Spoken and written language in social change
Published online by Cambridge University Press: 05 June 2012
The brief finale of Middlemarch, the celebrated tale of families in a Victorian community, opens with these lines:
Every limit is a beginning as well as an ending. Who can quit young lives after being long in company with them, and not desire to know what befell them in their after-years? For the fragment of a life, however typical, is not the sample of an even web.
George Eliot then capsules in a few pages the lives of Middlemarch's young families as they lived them out beyond the period of time covered in the novel's preceding chapters. Eliot's reminder that any novel is reduction and selection pertains, of course, as well to ethnography. We feel the fragmentary nature of such accounts most especially perhaps when they have focused on children, and after we have closed the pages of such works, we cannot easily quit these young lives, knowing that the ethnographic present never remains as it is described, and we wonder what followed in the after-years.
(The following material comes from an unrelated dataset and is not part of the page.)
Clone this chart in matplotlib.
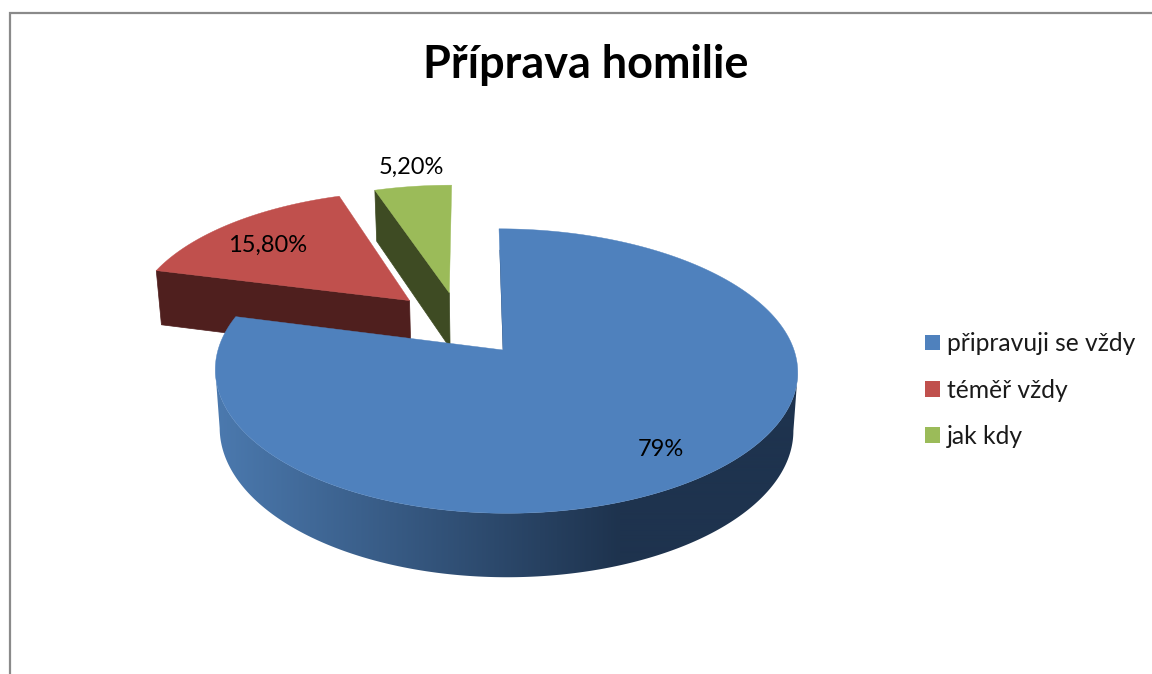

Such curiosity applies especially to the young of groups known to be in the midst of rapid social change when the anthropologist chooses to write a description of their lives. This chapter looks in on such a community – southern black working-class families described initially during the turbulent years of the 1960s and 1970s. Ways with Words: Language, Life, and Work in Communities and Classrooms (1983) gives ethnographic accounts of how the children of two working-class communities in the southeastern United States learned to use language at home and school between 1969 and 1977.